We loved the feature-team concept, where everything lives in a team and they own delivery from inception to production (and support). At a team level this works exceptionally well. What we did find is that teams become tribal; they start to believe they are the only team who is any good, and all the issues are some other teams fault. They develop a personality - which is both good and bad.
For a long time we didn’t apply Craig’s advice in LeSS to focus on agile modeling for design and architecture in design workshops, and to seriously pay attention to overall architectural design with a hands-on architecture community of practice providing real architectural leadership. Instead, teams started to work in a way that I call “hand to mouth”, a naive belief that the architecture will evolve as you go, especially if you are using Acceptance Test-Driven Development. At a scale like this, up-front thinking about architecture and design is essential, which is something Craig had emphasized in his “Applying…” book and his coaching on adopting LeSS. Otherwise you start to find the same function built by different teams in different parts of the architecture, nicely tested, but with different test cases deployed in different ways. Heroes start to emerge in the teams who spend most of their waking lives trying to keep everything clean and aligned, they become villains as they are not aligned with the team based culture of “team is first, not individual”. It has taken me a long time to understand why this happened and why it was important for the success of the program that it did.

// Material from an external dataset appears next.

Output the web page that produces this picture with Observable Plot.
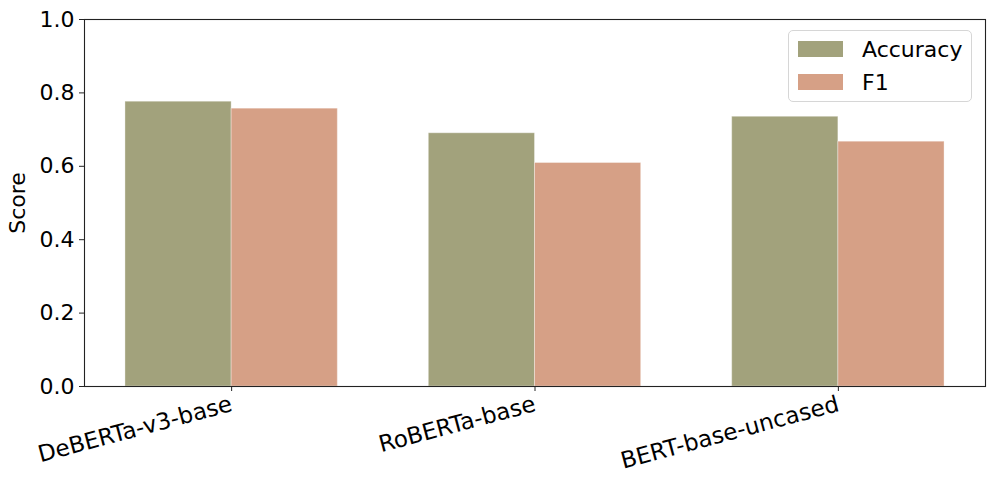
<!DOCTYPE html>
<html>
<head>
<meta charset="utf-8">
<script src="https://cdn.jsdelivr.net/npm/d3@7"></script>
<script src="https://cdn.jsdelivr.net/npm/@observablehq/plot@0.6"></script>
<style>
  html, body { margin: 0; padding: 0; background: #fff; }
  #wrap { position: relative; width: 996px; height: 485px; font-family: "DejaVu Sans", sans-serif; }
  .legend { position: absolute; left: 788px; top: 30px; width: 184px; height: 72px;
    border: 1px solid #d6d6d6; border-radius: 5px; background: rgba(255,255,255,0.85); box-sizing: border-box; }
  .legend .item { position: absolute; left: 9px; height: 22px; display: flex; align-items: center; font-size: 22px; color: #000; }
  .legend .sw { width: 45px; height: 16px; margin-right: 19px; }
</style>
</head>
<body>
<div id="wrap"></div>
<script>
const models = ["DeBERTa-v3-base", "RoBERTa-base", "BERT-base-uncased"];
const accuracy = [0.776, 0.690, 0.735];
const f1 = [0.757, 0.609, 0.667];
const metrics = ["Accuracy", "F1"];
const colors = ["#a2a27c", "#d6a086"];
const yTicks = [0, 0.2, 0.4, 0.6, 0.8, 1.0];

const barWidth = 0.35;
const rows = models.flatMap((m, i) => [
  {i, metric: "Accuracy", value: accuracy[i], x1: i - barWidth, x2: i},
  {i, metric: "F1", value: f1[i], x1: i, x2: i + barWidth}
]);

const chart = Plot.plot({
  width: 996,
  height: 485,
  marginLeft: 84,
  marginRight: 11,
  marginTop: 19,
  marginBottom: 99,
  style: {fontFamily: "DejaVu Sans, sans-serif", fontSize: "22px", color: "#000", background: "#fff"},
  x: {type: "linear", domain: [-0.485, 2.485]},
  y: {domain: [0, 1]},
  color: {domain: metrics, range: colors},
  marks: [
    Plot.rectY(rows, {x1: "x1", x2: "x2", y1: 0, y2: "value", fill: "metric", stroke: "#ffffff", strokeOpacity: 0.35, strokeWidth: 1}),
    Plot.frame({stroke: "#222", strokeWidth: 1.1}),
    Plot.axisY({ticks: yTicks, tickFormat: d => d.toFixed(1), tickSize: 5, tickPadding: 5, stroke: "#222", label: null}),
    Plot.axisX({ticks: [0, 1, 2], tickFormat: i => models[i], tickSize: 5, tickPadding: 12, tickRotate: -15, fontSize: 23, stroke: "#222", label: null}),
    Plot.text(["Score"], {frameAnchor: "left", dx: -67, rotate: -90, fontSize: 22, textAnchor: "middle"})
  ]
});

const wrap = document.getElementById("wrap");
wrap.appendChild(chart);

const legend = document.createElement("div");
legend.className = "legend";
metrics.forEach((m, k) => {
  const item = document.createElement("div");
  item.className = "item";
  item.style.top = (k === 0 ? 7 : 40) + "px";
  const sw = document.createElement("div");
  sw.className = "sw";
  sw.style.background = colors[k];
  const t = document.createElement("span");
  t.textContent = m;
  item.appendChild(sw);
  item.appendChild(t);
  legend.appendChild(item);
});
wrap.appendChild(legend);
</script>
</body>
</html>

I now believe that the need for good structured design thinking at an enterprise level at this scale is more than just essential; it’s fatal without it. To this end, I also believe that a team similar to those described in the “New New Product Development Game” that are truly cross functional and multi-skilled is needed to drive the product and the “delivery factory”. You need a team with the organiational navigation skills, deep architecture and analysis, and development know-how that shapes the product and vision that is adopted and implemented by all the teams. This team is hands on, and will code, and lead from behind.

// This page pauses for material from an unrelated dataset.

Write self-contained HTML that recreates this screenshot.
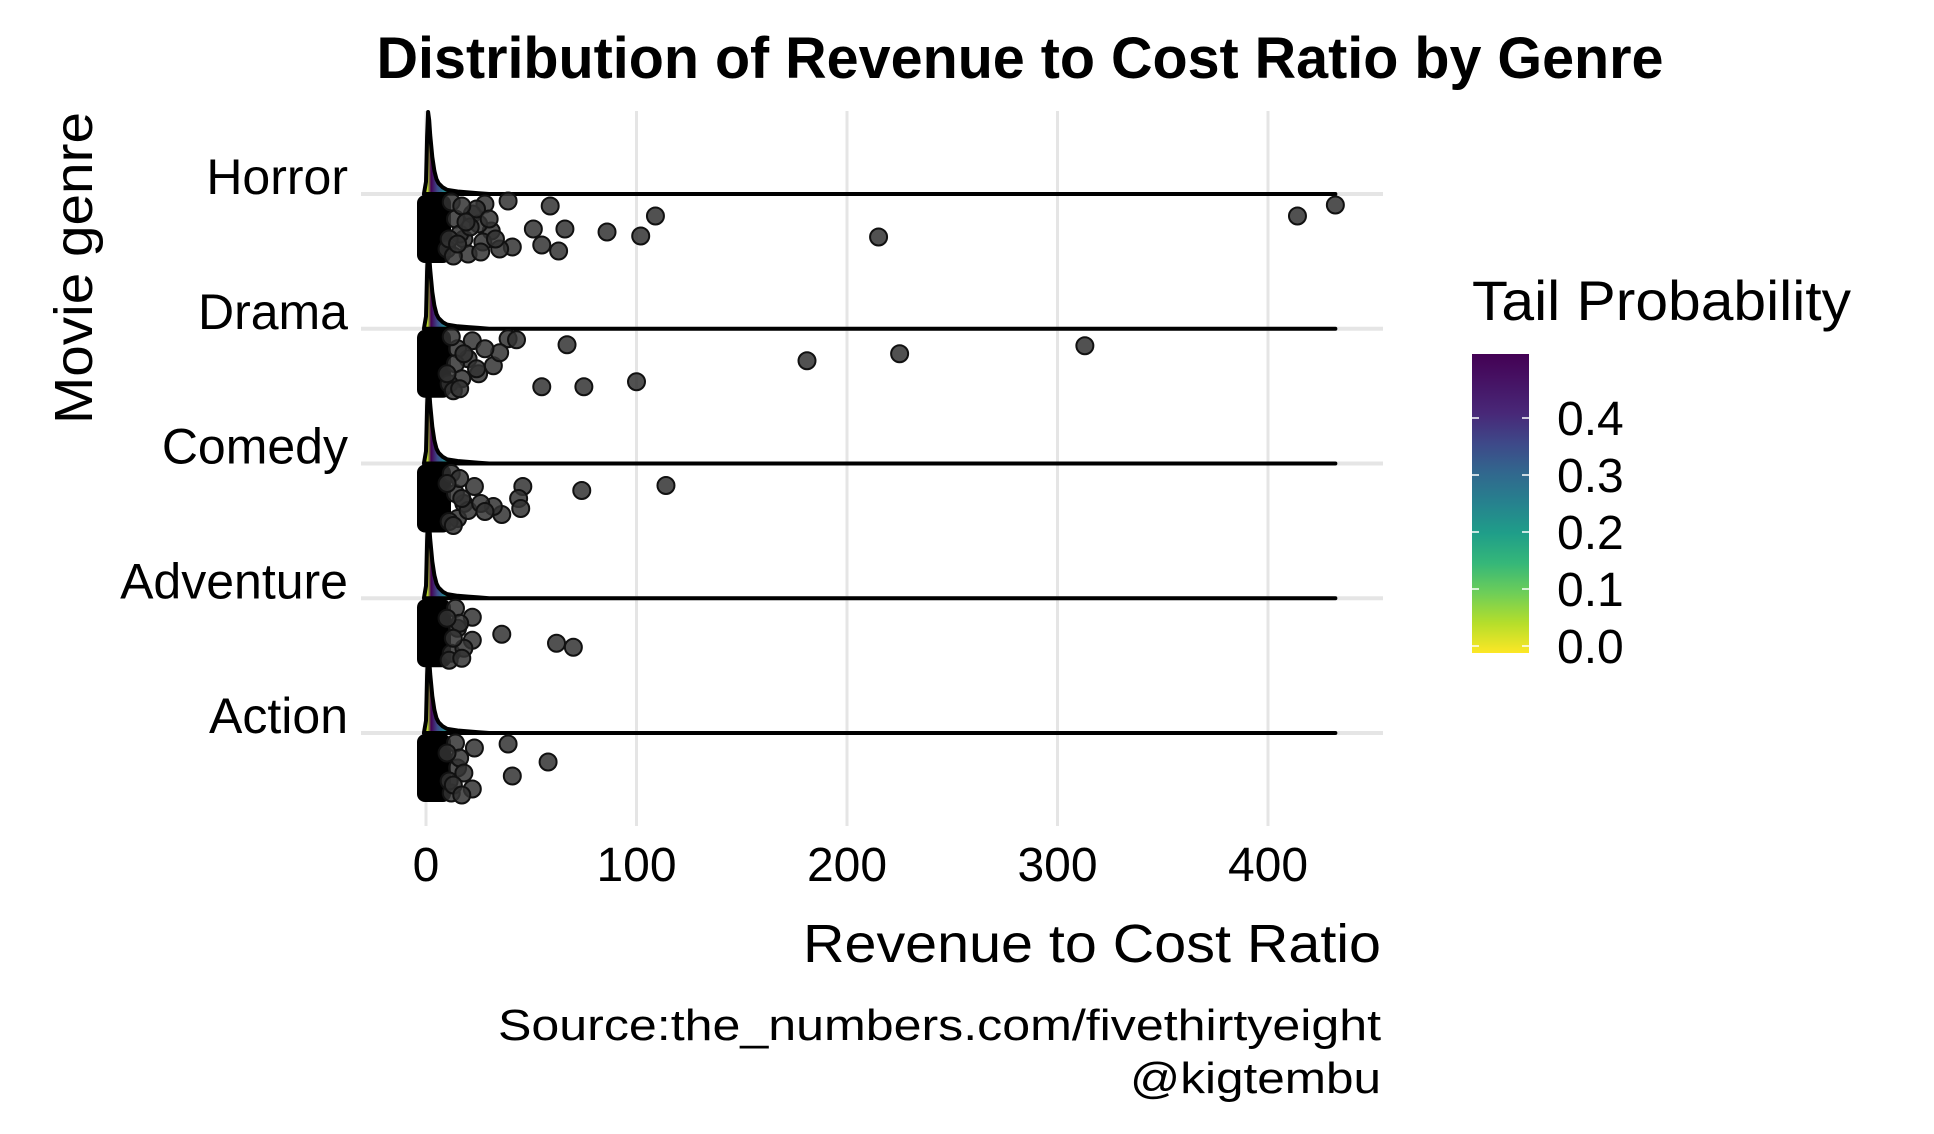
<!DOCTYPE html>
<html><head><meta charset="utf-8"><style>
html,body{margin:0;padding:0;background:#fff;}
svg{display:block;font-family:"Liberation Sans",Arial,sans-serif;}
</style></head><body>
<svg id="chart" width="1934" height="1134" viewBox="0 0 1934 1134" xmlns="http://www.w3.org/2000/svg">
<defs>
<linearGradient id="cbar" x1="0" y1="1" x2="0" y2="0">
<stop offset="0" stop-color="#fde725"/><stop offset="0.1" stop-color="#b5de2b"/><stop offset="0.2" stop-color="#6ece58"/><stop offset="0.3" stop-color="#35b779"/><stop offset="0.4" stop-color="#1f9e89"/><stop offset="0.5" stop-color="#26828e"/><stop offset="0.6" stop-color="#31688e"/><stop offset="0.7" stop-color="#3e4989"/><stop offset="0.8" stop-color="#482878"/><stop offset="1" stop-color="#440154"/>
</linearGradient>
<linearGradient id="dens" gradientUnits="userSpaceOnUse" x1="424" y1="0" x2="468" y2="0">
<stop offset="0" stop-color="#fde725"/><stop offset="0.08" stop-color="#b5de2b"/><stop offset="0.16" stop-color="#440154"/><stop offset="0.3" stop-color="#3e4989"/><stop offset="0.45" stop-color="#26828e"/><stop offset="0.6" stop-color="#35b779"/><stop offset="0.8" stop-color="#b5de2b"/><stop offset="1" stop-color="#fde725"/>
</linearGradient>
</defs>
<g id="grid"></g>
<g id="ridges"></g>
<g id="points"></g>
<g id="axes"></g>
<text x="1020" y="78" text-anchor="middle" font-size="58" font-weight="bold" textLength="1287" lengthAdjust="spacingAndGlyphs">Distribution of Revenue to Cost Ratio by Genre</text>
<text transform="translate(92,268) rotate(-90)" text-anchor="middle" font-size="54" textLength="312" lengthAdjust="spacingAndGlyphs">Movie genre</text>
<text x="1381" y="962" text-anchor="end" font-size="54" textLength="578" lengthAdjust="spacingAndGlyphs">Revenue to Cost Ratio</text>
<text x="1381" y="1040" text-anchor="end" font-size="44" textLength="883" lengthAdjust="spacingAndGlyphs">Source:the_numbers.com/fivethirtyeight</text>
<text x="1381" y="1093" text-anchor="end" font-size="44" textLength="251" lengthAdjust="spacingAndGlyphs">@kigtembu</text>
<g>
<text x="1472" y="320" font-size="56" textLength="379" lengthAdjust="spacingAndGlyphs">Tail Probability</text>
<rect x="1472" y="354" width="57" height="299" fill="url(#cbar)"/>
<g id="legend-ticks"></g>
</g>
</svg>
<script>
const genres = ["Horror","Drama","Comedy","Adventure","Action"];
const xTicks = [0,100,200,300,400];
const legendTicks = [0.0,0.1,0.2,0.3,0.4];
const legendLabels = ["0.0","0.1","0.2","0.3","0.4"];
const densityX = [-1,0,0.5,1,1.5,2,3,4,5,6,8,10,15,20,25,30];
const densityH = [0,0.15,0.7,1,0.9,0.72,0.45,0.28,0.18,0.13,0.08,0.05,0.03,0.02,0.01,0];
const maxRatio = 432;
const horrorX = [28,39,59,109,86,102,215,414,432,51,66,55,63,41,31,22,18,25,35,12,14,16,20,24,10,13,17,21,11,15,19,27,30,33,26];
const horrorOff = [10,7,12,22,38,42,43,22,11,35,35,51,57,53,37,20,45,30,55,8,25,40,60,15,55,62,12,33,45,50,28,48,25,45,58];
const dramaX = [39,43,67,181,225,313,55,75,100,32,35,20,25,15,12,14,17,22,11,13,18,24,28,16,10];
const dramaOff = [10,11,16,32,25,17,58,58,53,37,24,30,45,20,8,35,50,12,55,62,25,40,20,60,45];
const comedyX = [74,114,46,44,45,36,32,23,18,15,12,14,16,20,11,13,17,26,28,10];
const comedyOff = [27,22,23,35,45,51,43,23,40,55,10,30,15,47,58,62,35,40,48,20];
const adventureX = [36,62,70,22,22,15,12,14,16,11,18,13,10,17];
const adventureOff = [36,45,49,19,42,30,55,10,25,62,50,40,20,60];
const actionX = [39,58,41,22,23,15,12,14,16,11,18,13,17,10];
const actionOff = [11,29,43,56,15,35,60,10,25,48,40,52,62,20];
const pointsX = [horrorX,dramaX,comedyX,adventureX,actionX];
const pointsOff = [horrorOff,dramaOff,comedyOff,adventureOff,actionOff];

const NS = "http://www.w3.org/2000/svg";
const X0 = 426, XS = 2.105;
const xScale = v => X0 + v*XS;
const yBase = i => 194 + i*134.75;
const PEAK = 82;
const legY = v => 646 - v*570;
function mk(tag, attrs, parent){const e=document.createElementNS(NS,tag);for(const k in attrs)e.setAttribute(k,attrs[k]);parent.appendChild(e);return e;}
const grid=document.getElementById('grid'), ridges=document.getElementById('ridges'), pts=document.getElementById('points'), axes=document.getElementById('axes'), lt=document.getElementById('legend-ticks');

xTicks.forEach(t=>{
  const l=mk('line',{x1:xScale(t),x2:xScale(t),y1:111,y2:826,stroke:'#e5e5e5','stroke-width':3},grid);
  
  
  const tx=mk('text',{x:xScale(t),y:881,'text-anchor':'middle','font-size':48},axes);
  tx.textContent=t;
  
  
});
genres.forEach((g,i)=>{
  const y=yBase(i);
  const l=mk('line',{x1:361,x2:1383,y1:y,y2:y,stroke:'#e5e5e5','stroke-width':4},grid);
  
  
  const tx=mk('text',{x:348,y:y,'text-anchor':'end','font-size':50},axes);
  tx.textContent=g;
  
  
});
genres.forEach((g,i)=>{
  const y=yBase(i);
  let d='M'+xScale(densityX[0])+','+y;
  densityX.forEach((v,k)=>{d+=' L'+xScale(v).toFixed(1)+','+(y-densityH[k]*PEAK).toFixed(1);});
  d+=' L'+xScale(maxRatio)+','+y+' Z';
  const p=mk('path',{d:d,fill:'url(#dens)',stroke:'#000','stroke-width':4,'stroke-linejoin':'round'},ridges);
  
  
});
genres.forEach((g,i)=>{
  const y=yBase(i);
  const b=mk('rect',{x:417,y:y+1,width:34,height:68,rx:8,fill:'#000'},pts);
  
  
  pointsX[i].forEach((v,k)=>{
    const c=mk('circle',{cx:xScale(v),cy:y+pointsOff[i][k],r:8.5,fill:'#333','fill-opacity':0.85,stroke:'#111','stroke-width':2},pts);
    
    
  });
});
legendTicks.forEach((v,k)=>{
  const y=legY(v);
  const a=mk('line',{x1:1472,x2:1479,y1:y,y2:y,stroke:'#fff','stroke-width':1.5},lt);
  
  
  const b=mk('line',{x1:1522,x2:1529,y1:y,y2:y,stroke:'#fff','stroke-width':1.5},lt);
  
  
  const t=mk('text',{x:1557,y:y+17,'font-size':48},lt);
  t.textContent=legendLabels[k];
  
  
});
</script>
</body></html>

LeSS is a framework, one that helps us implement Scrum at a scale it was never intended to be. The deep thinking that goes with it is what is most important, not blind adoption of the practices of Scrum (doing that is a good way to learn). It does come with a warning that is often missed, a term my very good friend Dan North coined in a talk we did together recently. “Caution: May Contain Thinking”. And that’s it. The context that you have; the business, the technology, the people, the routines and the leadership will drive you to use different practices. The one I suggest in this story is for very large scale enterprise solution delivery. That may not be what you are doing, and isn’t for me in my current context. But the thinking, the principles, the experiments, they are what you get from LeSS, take them—and think.